筆者は引っ越し直前に、DIYなどでは必須の金属製のメジャーを紛失してしまい、何かしらの距離を測るモノを買う必要に迫られていたのだが、その際に購入したのが本製品の「ZAMO 3」だ。

結果からいうと、レーザー距離計を買っても「金属製メジャーはもういらない」とはならず、金属製メジャーも購入している。

金属製メジャー(上)にも利点は多い。特徴を理解して使い分けたい

金属製メジャーが便利なのは、50cmとか1mとかの長さを引き出した後で、それを自由にあてがったり置いたりできる点。レーザー距離計は、測る場所を決めた上でレーザーを正確に対象に当てる必要があり、「長さをだいたい把握する」といったゆるい使い方ができない。また、すぐには手が届かない場所を測るのにも便利で、例えば「天井からエアコンの上部までは何cmくらいなのか」といったことも、金属製メジャーなら脚立に乗ることなく簡単に測れる。

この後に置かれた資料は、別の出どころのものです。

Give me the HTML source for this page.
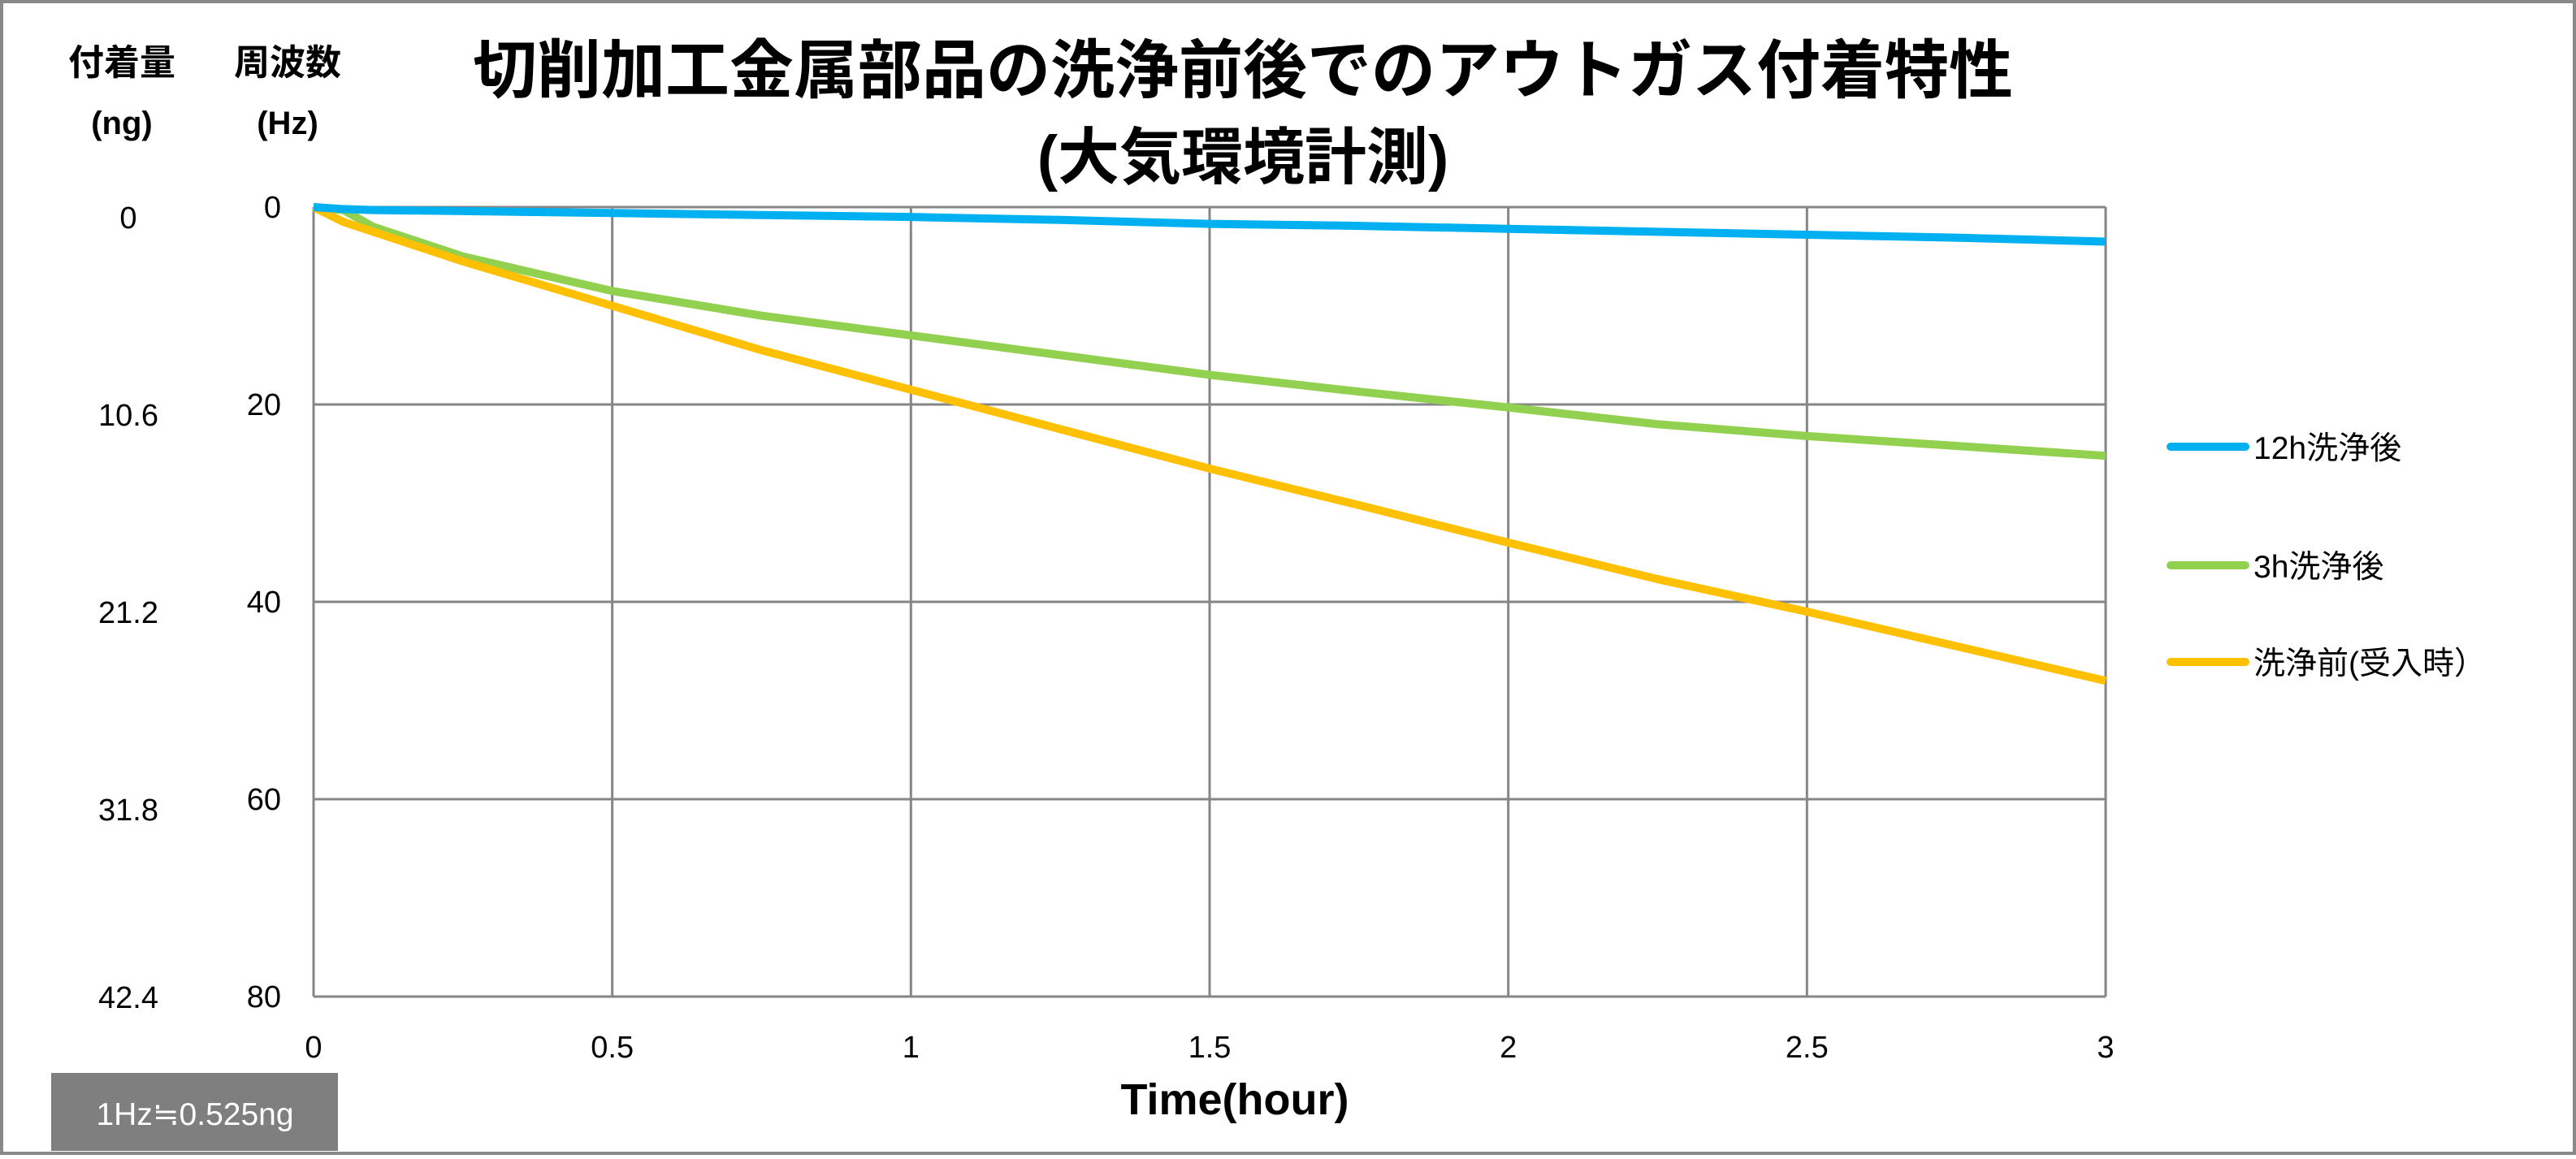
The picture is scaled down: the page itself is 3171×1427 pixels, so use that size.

こうしたアナログなメジャーは「測りたい場所に目盛りを出現させる」というのがポイントで、自分の手や道具(メジャー本体)の位置はさほど問わないという自由度の高さがある。

一方、金属製メジャーが苦手なのは、例えば1.5m以上の長さや、床や壁にあてがえない、空間を経由した計測だろう。長くなると、引き出したメジャーが自重でたわんだり折れ曲がったりして、正確に測るのが難しいケースが出てくる。また、例えば箱の内側といった、開始と終了の2点ともが奥まった場所にある場合も、金属製メジャーを折り曲げるのには限界があり、正確な計測は難しくなる。

そうした場合はレーザー距離計が便利で、一般的な金属製メジャーでは一度に測定できない長い距離や、箱の内側も正確に測れる。筆者は、自宅の窓のリフォームとして二重サッシを発注する際に、窓枠の内側の距離を縦横それぞれ3カ所ずつ計測する必要があったのだが(最終的にスタッフの訪問による測定も行なったが)、例えば掃き出し窓は1辺が180cm程度あり、窓枠の形状も影響して、金属製メジャーではうまく測定できなかった。レーザー距離計なら、レーザーを当てる場所を慎重に操作する必要はあるが、2m近い距離の測定を簡単・正確に済ませることができた。

長い距離を測るなら金属製メジャーより便利

金属製メジャーは、DIY(日曜大工)の有無を問わず、家具や家電製品を置く場所を測るなど、日常生活にほぼ必須ではないだろうか。一方、もう少し踏み込んで、部屋の端から端まで測るなど、リフォームや大掛かりなDIYの予定があるなら、レーザー距離計には簡単で正確というメリットがある。そうした人は導入する価値があると思う。